Exercise: Extract each line bearing the word "this".

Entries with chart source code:
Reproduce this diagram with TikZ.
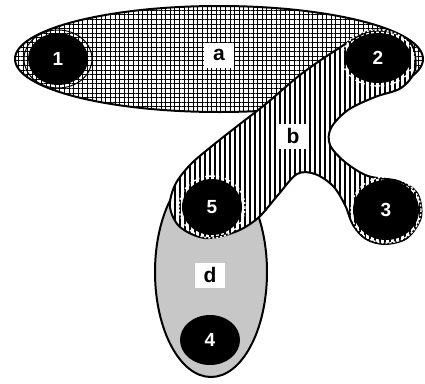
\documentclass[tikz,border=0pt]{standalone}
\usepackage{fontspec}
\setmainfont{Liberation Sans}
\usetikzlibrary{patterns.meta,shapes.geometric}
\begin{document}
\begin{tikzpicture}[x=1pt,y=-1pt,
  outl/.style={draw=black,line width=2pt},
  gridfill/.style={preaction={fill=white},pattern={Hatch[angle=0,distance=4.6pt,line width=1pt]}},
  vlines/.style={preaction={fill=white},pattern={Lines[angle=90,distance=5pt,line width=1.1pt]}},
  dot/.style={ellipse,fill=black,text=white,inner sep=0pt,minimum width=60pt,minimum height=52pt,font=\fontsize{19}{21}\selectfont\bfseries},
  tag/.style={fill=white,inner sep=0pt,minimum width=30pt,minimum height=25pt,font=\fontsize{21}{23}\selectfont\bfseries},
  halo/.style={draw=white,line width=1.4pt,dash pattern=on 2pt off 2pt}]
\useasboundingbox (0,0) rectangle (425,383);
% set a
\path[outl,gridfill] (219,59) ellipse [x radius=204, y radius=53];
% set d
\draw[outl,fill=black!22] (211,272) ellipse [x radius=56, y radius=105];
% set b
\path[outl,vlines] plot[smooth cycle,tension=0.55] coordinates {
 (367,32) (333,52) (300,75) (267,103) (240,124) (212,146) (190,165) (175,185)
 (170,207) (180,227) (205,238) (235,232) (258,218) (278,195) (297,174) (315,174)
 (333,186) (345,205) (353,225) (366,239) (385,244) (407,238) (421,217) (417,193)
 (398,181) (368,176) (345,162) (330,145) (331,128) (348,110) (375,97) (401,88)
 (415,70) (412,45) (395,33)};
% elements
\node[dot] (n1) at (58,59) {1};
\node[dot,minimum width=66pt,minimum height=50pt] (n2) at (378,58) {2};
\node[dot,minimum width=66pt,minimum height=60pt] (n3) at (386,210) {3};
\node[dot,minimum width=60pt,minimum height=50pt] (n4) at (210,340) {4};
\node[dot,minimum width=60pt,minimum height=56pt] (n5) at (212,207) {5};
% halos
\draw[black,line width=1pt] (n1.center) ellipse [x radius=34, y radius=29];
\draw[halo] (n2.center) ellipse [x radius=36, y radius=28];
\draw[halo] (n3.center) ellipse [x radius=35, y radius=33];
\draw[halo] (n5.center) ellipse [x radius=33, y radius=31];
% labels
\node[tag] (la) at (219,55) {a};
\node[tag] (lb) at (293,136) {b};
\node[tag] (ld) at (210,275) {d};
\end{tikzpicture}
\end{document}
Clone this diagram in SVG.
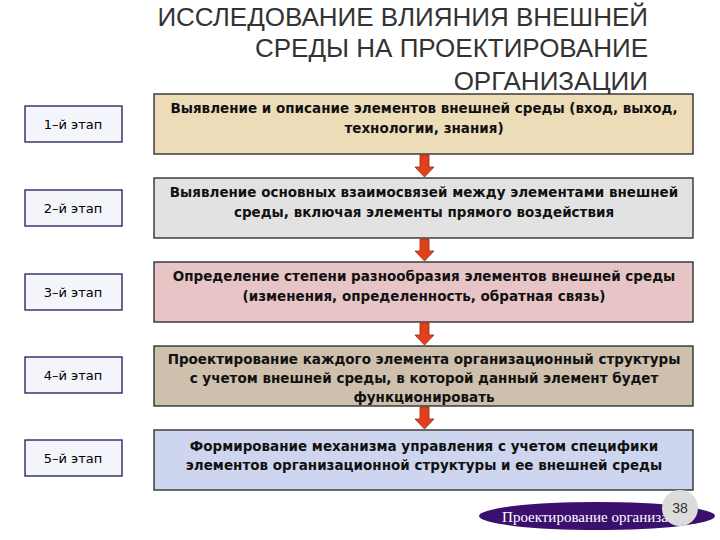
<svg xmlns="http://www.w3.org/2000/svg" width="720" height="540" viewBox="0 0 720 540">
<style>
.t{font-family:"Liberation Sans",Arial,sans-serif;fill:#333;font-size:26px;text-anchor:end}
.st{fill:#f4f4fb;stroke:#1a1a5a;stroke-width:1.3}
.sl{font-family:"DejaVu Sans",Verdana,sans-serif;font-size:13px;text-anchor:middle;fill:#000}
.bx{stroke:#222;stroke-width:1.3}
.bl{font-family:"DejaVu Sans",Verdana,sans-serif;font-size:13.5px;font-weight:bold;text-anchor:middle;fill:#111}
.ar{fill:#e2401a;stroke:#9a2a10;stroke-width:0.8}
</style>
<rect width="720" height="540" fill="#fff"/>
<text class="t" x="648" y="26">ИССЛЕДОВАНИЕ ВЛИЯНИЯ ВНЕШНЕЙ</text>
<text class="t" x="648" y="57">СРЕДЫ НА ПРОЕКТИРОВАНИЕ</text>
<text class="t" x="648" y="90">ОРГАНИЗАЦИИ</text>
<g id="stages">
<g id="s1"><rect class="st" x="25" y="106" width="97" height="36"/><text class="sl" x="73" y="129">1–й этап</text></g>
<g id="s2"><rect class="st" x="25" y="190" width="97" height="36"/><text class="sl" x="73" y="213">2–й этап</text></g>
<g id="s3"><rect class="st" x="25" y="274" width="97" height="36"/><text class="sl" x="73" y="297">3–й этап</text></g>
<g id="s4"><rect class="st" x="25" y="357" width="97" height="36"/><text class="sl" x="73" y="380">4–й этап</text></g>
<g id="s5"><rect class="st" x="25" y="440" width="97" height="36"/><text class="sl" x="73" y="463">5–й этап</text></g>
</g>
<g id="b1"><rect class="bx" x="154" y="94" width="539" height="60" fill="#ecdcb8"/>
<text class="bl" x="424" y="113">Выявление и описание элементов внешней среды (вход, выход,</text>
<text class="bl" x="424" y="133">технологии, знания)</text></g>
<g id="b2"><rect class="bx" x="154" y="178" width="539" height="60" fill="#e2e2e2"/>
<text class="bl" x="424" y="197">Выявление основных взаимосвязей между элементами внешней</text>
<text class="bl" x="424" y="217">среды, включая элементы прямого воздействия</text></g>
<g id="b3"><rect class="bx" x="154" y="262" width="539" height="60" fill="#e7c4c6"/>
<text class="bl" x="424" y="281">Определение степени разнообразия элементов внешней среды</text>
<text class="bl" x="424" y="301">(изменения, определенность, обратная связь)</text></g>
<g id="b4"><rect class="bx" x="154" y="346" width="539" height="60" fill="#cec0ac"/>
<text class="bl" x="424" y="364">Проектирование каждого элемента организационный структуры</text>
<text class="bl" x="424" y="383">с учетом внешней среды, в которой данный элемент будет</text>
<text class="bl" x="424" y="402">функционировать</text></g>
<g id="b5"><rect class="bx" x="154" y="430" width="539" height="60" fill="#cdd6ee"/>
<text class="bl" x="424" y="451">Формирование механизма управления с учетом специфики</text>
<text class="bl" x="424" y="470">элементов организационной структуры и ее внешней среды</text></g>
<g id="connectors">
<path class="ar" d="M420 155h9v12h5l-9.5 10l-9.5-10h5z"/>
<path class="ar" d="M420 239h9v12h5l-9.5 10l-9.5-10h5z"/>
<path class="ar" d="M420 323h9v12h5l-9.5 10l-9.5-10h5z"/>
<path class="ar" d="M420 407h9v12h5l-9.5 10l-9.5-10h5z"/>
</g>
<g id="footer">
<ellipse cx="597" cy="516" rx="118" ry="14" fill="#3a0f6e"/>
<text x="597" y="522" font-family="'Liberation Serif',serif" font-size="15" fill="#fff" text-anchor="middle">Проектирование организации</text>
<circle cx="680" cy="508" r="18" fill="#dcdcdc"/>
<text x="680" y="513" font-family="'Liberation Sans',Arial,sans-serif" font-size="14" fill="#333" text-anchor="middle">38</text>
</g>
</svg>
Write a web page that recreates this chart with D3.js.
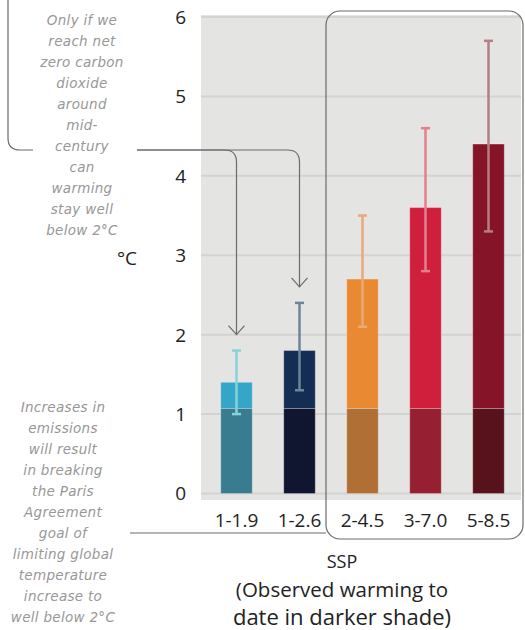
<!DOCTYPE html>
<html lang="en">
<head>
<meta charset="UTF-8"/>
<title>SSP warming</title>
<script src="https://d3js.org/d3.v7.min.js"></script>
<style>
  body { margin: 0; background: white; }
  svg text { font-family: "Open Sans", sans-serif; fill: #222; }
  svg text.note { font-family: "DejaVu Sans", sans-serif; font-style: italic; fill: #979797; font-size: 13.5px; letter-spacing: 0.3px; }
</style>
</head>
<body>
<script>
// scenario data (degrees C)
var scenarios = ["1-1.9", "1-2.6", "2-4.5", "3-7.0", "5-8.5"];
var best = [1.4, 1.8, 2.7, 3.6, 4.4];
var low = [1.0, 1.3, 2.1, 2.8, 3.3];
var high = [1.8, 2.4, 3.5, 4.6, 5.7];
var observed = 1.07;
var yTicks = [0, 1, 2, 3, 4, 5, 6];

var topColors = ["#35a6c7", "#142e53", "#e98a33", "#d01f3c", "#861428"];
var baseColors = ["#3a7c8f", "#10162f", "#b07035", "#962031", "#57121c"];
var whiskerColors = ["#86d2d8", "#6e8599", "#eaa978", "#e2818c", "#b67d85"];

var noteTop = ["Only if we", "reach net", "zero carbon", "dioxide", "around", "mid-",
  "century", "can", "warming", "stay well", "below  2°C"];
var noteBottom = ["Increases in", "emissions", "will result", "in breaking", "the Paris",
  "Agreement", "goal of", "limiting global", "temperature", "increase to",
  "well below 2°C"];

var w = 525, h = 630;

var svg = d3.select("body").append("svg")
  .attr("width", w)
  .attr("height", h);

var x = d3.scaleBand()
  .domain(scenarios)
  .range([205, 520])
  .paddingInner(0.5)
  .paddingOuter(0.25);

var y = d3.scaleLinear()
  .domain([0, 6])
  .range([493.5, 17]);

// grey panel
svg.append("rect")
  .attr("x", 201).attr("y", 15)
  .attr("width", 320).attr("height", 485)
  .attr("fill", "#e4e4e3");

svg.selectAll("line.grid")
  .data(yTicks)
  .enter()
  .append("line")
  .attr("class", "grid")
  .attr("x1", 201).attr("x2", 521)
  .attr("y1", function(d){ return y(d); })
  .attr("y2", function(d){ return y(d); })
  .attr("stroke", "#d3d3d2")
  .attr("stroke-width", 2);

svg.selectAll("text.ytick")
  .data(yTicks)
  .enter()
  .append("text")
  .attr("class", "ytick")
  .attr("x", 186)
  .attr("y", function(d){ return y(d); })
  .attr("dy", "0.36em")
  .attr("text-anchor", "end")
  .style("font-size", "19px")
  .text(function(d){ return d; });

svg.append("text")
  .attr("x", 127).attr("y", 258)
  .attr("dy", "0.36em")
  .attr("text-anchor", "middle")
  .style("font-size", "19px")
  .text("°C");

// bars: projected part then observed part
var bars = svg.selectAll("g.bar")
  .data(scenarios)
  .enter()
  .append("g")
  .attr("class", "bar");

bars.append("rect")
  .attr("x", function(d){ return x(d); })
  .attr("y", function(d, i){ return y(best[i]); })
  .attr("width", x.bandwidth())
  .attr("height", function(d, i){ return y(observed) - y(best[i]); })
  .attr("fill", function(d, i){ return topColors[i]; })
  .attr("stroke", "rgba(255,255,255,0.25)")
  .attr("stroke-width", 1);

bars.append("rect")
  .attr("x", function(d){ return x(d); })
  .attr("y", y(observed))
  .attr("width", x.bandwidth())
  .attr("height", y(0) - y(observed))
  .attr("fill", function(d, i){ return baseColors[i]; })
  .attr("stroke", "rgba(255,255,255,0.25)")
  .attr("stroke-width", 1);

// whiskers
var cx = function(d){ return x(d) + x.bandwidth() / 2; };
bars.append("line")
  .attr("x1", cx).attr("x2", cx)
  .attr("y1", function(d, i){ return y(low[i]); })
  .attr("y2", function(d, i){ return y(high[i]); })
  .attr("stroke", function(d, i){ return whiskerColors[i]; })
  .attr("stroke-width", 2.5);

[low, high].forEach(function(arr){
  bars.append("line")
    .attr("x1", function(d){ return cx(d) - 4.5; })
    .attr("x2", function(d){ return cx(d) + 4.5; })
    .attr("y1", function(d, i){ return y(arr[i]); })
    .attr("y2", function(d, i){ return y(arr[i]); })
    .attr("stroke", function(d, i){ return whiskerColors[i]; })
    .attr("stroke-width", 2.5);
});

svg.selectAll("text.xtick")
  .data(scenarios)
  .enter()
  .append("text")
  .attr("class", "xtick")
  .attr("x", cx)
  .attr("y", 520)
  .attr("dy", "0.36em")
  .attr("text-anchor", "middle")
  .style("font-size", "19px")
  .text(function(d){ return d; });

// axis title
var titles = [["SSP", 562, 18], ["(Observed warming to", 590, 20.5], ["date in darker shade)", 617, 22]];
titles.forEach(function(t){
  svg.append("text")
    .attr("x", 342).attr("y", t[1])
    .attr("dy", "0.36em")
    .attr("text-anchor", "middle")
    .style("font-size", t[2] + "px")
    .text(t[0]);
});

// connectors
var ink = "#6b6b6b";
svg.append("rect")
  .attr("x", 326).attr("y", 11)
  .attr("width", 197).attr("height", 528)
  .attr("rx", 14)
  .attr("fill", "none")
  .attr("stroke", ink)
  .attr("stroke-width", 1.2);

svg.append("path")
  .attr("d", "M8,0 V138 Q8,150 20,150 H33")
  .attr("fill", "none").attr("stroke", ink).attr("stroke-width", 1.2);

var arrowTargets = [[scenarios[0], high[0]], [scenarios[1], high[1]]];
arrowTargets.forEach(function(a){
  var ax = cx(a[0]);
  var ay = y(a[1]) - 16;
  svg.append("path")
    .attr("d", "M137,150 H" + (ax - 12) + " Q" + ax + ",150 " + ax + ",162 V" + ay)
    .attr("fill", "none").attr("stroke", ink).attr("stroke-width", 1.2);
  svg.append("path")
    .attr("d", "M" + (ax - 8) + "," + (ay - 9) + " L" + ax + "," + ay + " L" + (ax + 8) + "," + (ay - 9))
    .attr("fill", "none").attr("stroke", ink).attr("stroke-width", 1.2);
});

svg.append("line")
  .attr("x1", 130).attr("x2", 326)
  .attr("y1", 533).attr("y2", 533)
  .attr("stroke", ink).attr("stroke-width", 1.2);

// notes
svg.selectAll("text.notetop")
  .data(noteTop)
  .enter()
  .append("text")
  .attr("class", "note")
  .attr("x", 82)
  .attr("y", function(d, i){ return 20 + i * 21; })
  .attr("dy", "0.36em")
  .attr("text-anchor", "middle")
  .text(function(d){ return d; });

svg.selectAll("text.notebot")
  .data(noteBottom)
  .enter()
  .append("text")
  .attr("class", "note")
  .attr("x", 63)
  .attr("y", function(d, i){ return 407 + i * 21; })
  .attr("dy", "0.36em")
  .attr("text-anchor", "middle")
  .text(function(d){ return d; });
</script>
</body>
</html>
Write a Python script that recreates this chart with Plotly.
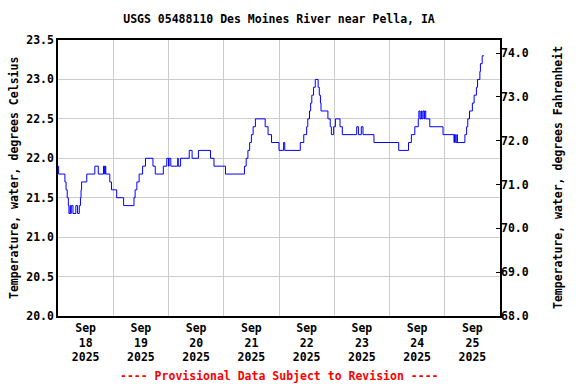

Final result:
Reproduce this diagram with TikZ.
Clone this diagram in SVG.
Write a web page that recreates this chart with D3.js.
Write a Python script that recreates this chart with Plotly.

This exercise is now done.